Considering how much it accounts for, QCD is an amazingly simple theory, in our objective sense. Its equations contain just three nonconceptual ingredients: the masses of the u and d quarks and the strong coupling constant αs, analogous to the fine structure constant of QED, which specifies how powerfully quarks couple to gluons. The gluons are automatically massless.

Actually even three is an overestimate. The quark-gluon coupling varies with distance, so we can trade it in for a unit of distance. In other words, mutant QCDs with different values of αs generate concept-worlds that behave identically, but use different-sized metersticks. Also, the masses of the u and d quarks turn out not to be very important, quantitatively. Most of the mass of strongly interacting particles is due to the pure energy of the moving quarks and gluons they contain, according to the converse of Einstein’s equation, m = E/c2. The masses of the u and d quarks are much smaller than the masses of the protons and other particles that contain them.
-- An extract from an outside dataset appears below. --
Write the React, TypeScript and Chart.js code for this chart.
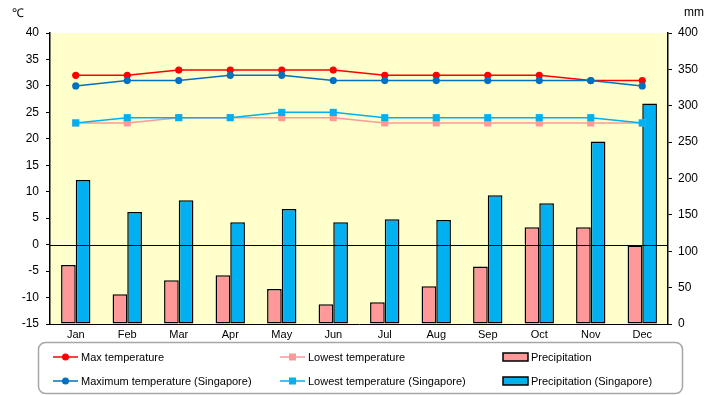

Putting all this together, we arrive at a most remarkable conclusion. To the extent that we are willing to use the proton itself as a meterstick, and ignore the small corrections due to the u and d quark masses, QCD becomes a theory with no nonconceptual elements whatsoever.

Let me summarize. Starting with precisely four numerical ingredients, which must be taken from experiment, QED and QCD cook up a concept-world of mathematical objects whose behavior matches, with remarkable accuracy, the behavior of real-world matter. These objects are vibratory wave patterns. Stable elements of reality – protons, atomic nuclei, atoms – correspond, not just metaphorically but with mathematical precision, to pure tones. Kepler would be pleased.

This tale continues in several directions. Given two more ingredients, Newton’s constant GN and Fermi’s constant GF, which parametrize the strength of gravity and of the weak interaction, respectively, we can expand our concept world beyond ordinary matter to describe virtually all of astrophysics. There is a brilliant series of ideas involving unified field theories and supersymmetry that might allow us to get by with just five ingredients. (Once you’re down to so few, each further reduction marks an epoch.) These ideas will be tested decisively in coming years, especially as the Large Hadron Collider (LHC) at CERN, near Geneva, swings into operation around 2007.

On the other hand, if we attempt to do justice to the properties of many exotic, short-lived particles discovered at high-energy accelerators, things get much more complicated and unsatisfactory. We have to add pinches of many new ingredients to our recipe, until it may seem that rather than deriving a wealth of insight from a small investment of facts, we are doing just the opposite. That’s the state of our knowledge of fundamental physics today – simultaneously triumphant, exciting, and a mess.

The last word I leave to Einstein:

I would like to state a theorem which at present can not be based upon anything more than upon a faith in the simplicity, i.e., intelligibility, of nature: there are no arbitrary constants . . . that is to say, nature is so constituted that it is possible logically to lay down such strongly determined laws that within these laws only rationally completely determined constants occur (not constants, therefore, whose numerical value could be changed without destroying the theory).